The other standing truth is that most decades produce their share of truly entertaining movies (e.g. The Full Monty, Contact, The Hurricane, Thelma and Louise, The Fugitive, Edward Scissorhands, Clerks, etc.). And then, of course, there will always be the movies upon which most of us can agree, but dozens that you may put in your Top 50 that I wouldn’t in mine, and vice versa (some examples from the 90s I concede were not my cup ‘o tea, but were enormously acclaimed—and awarded—movies: Angela’s Ashes, Trainspotting, Sense and Sensibility, The Bridges of Madison County—and many others)!

 Actually, I was leveled by the sheer number of movies I personally consider classic, “must-see” films—above and beyond the aforementioned “good movies” that are released over the period of an entire decade. I realized I’d never stopped to think much about dates or decades when talking about my all-time list of cinematic gems.

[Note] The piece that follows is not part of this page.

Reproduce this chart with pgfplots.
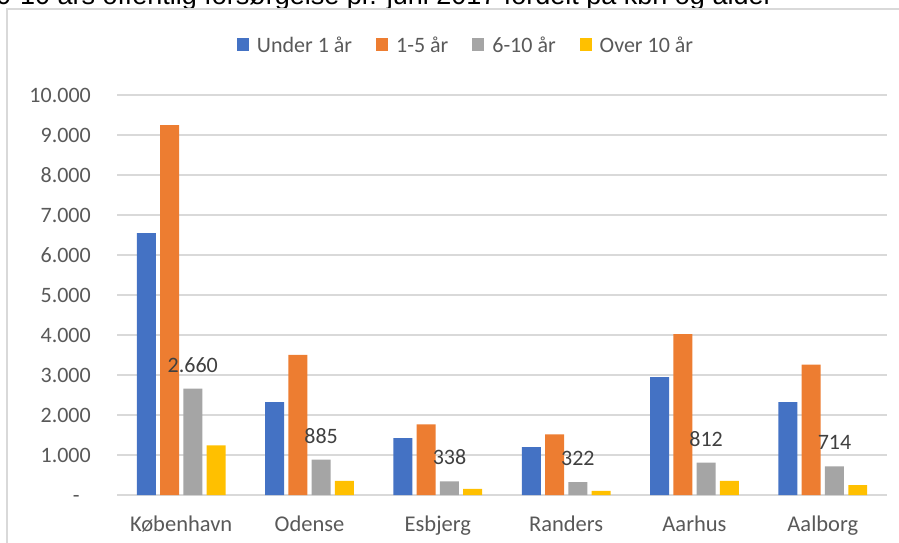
\documentclass[border=0pt]{standalone}
\usepackage{pgfplots}
\pgfplotsset{compat=1.18}
\usepackage{fontspec}
\setmainfont{Carlito}
\newfontfamily\titlefont{Liberation Sans}
\definecolor{cblue}{HTML}{4472C4}
\definecolor{corange}{HTML}{ED7D31}
\definecolor{cgray}{HTML}{A5A5A5}
\definecolor{cyellow}{HTML}{FFC000}
\definecolor{gridc}{HTML}{D9D9D9}
\definecolor{tickc}{HTML}{595959}
\definecolor{labc}{HTML}{404040}
\pgfplotsset{
  /pgfplots/ybar legend/.style={
    /pgfplots/legend image code/.code={
      \fill[##1,draw=none] (0pt,-6.5pt) rectangle (12pt,6.5pt);
      \path (20pt,0pt);
    }
  }
}
\begin{document}
\begin{tikzpicture}[x=1pt,y=1pt]
% title (cut off at top as in the reference)
\node[anchor=base west,inner sep=0pt,font=\titlefont\fontsize{27}{31}\selectfont] at (-4,537.5)
  {0-10 års offentlig forsørgelse pr. juni 2017 fordelt på kbh og alder};
% chart area border
\draw[gridc,line width=1.3pt] (7,-5) -- (7,533) -- (905,533);
\begin{axis}[
  at={(117pt,47pt)}, anchor=south west,
  scale only axis, width=770pt, height=400pt,
  ybar, bar width=0.148,
  xmin=-0.5, xmax=5.5, ymin=0, ymax=10000,
  scaled y ticks=false,
  xtick={0,1,2,3,4,5},
  xticklabels={København,Odense,Esbjerg,Randers,Aarhus,Aalborg},
  ytick={0,1000,...,10000},
  yticklabels={{-\phantom{0}},1.000,2.000,3.000,4.000,5.000,6.000,7.000,8.000,9.000,10.000},
  major tick length=0pt,
  axis line style={draw=none},
  ymajorgrids, grid style={gridc,line width=1.3pt},
  xticklabel style={anchor=base,inner sep=0pt,yshift=-36pt,text=tickc,font=\fontsize{22.5}{26}\selectfont},
  yticklabel style={anchor=east,inner sep=0pt,xshift=-26pt,text=tickc,font=\fontsize{22}{26}\selectfont},
  /pgf/number format/assume math mode=true,
  legend columns=4,
  legend style={at={(0.452,1.125)},anchor=center,draw=none,fill=none,
    inner sep=0pt, column sep=0pt,
    nodes={inner sep=0pt,text=tickc,font=\fontsize{22}{26}\selectfont},
    /tikz/every even column/.append style={column sep=24pt}},
  clip=false,
]
\addplot[fill=cblue,draw=none,bar shift=-0.272] coordinates {(0,6550) (1,2320) (2,1425) (3,1195) (4,2945) (5,2320)};
\addplot[fill=corange,draw=none,bar shift=-0.0908] coordinates {(0,9245) (1,3505) (2,1765) (3,1515) (4,4020) (5,3260)};
\addplot[fill=cgray,draw=none,bar shift=0.0908,
  nodes near coords,
  nodes near coords style={anchor=base,inner sep=0pt,yshift=16.5pt,text=labc,font=\fontsize{22}{26}\selectfont,
    /pgf/number format/.cd,fixed,1000 sep={.},assume math mode=true},
  ] coordinates {(0,2660) (1,885) (2,338) (3,322) (4,812) (5,714)};
\addplot[fill=cyellow,draw=none,bar shift=0.272] coordinates {(0,1240) (1,355) (2,155) (3,105) (4,355) (5,250)};
\legend{Under 1 år,1-5 år,6-10 år,Over 10 år}
\end{axis}
\pgfresetboundingbox
\path[use as bounding box] (0,0) rectangle (899,542);
\end{tikzpicture}
\end{document}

I can tell you now that the decade from January 1st, 1990 to December 31st, 1999, contains an enormity of fine film-making—and unlike some of the tried-and-true recipe, somewhat molded (while still being great) films, the 90s contained an inordinate number of true breakout writers and directors to date (e.g. Quentin Tarantino, the Coen brothers, and, I contend, the true evolution of Clint Eastwood from decades-great writer/director/actor to quintessential, all-time writer/director, film legend).

Hmm. By now, if you movie fans have not already Googled your own list out of sheer curiosity, I’m betting you’re plenty ready to see what movies the decade of the 1990s can claim as its own (minus those cats already out of the bag—or box, if you happen to be a big Schrödinger fan). I admit, I have been teasing you with a few of the more recognizable film posters along the way in this blog—whetting your cinematic appetite, while hopefully building up anticipation, as well.

So, if you’ve been paying attention, my next OCD-ish challenge has been how to present such a particularly royal list of one’s self-proclaimed field of expertise? (In other words, it really needs to be done right.)

I also happen to have a visual-spatial learning tendency, so I decided a movie poster representation of the top 1990-1999 films would be proper and, hopefully, visually pleasing to the reader as well:


Click Poster!


One Response to The 90s: Arguably The Best Decade In History For Top 100 Movies

  1. Jon says:

    Hey Rob, I did this with our kids. I enjoyed a lot of the 80s movies. Now my youngest has 80s posters all over her walls and has gone beyond that and purchased vinyls.

    Regarding your comment “I believe that is part of the trouble. For me, and perhaps many writers, the best (or at least the more prolific) words come when we, the writers, are as interested in the subject material as we hope our readers will be.”

    I agree. In an ideal world i would only write one book a year and spend the rest of the time gazing up at the moon for inspiration but alas i can’t do that.

    I find that doing this for a living doesn’t allow me the chance to wait for the muse to show up. I have no other choice but to show up and write and beat the muse into submission unless i want to go back to the job line.

    Lately i have been thinking of writing a few books that I want to write instead of just what readers want. Thrillers have got to the point where it seems as long as you are shooting someone, beating the crap out someone, people like it. (Otherwise they moan about it being too slow.) It’s becoming boring to me.

    Probably why I like a lot of off the wall types of movies. Indie movies to be more specific.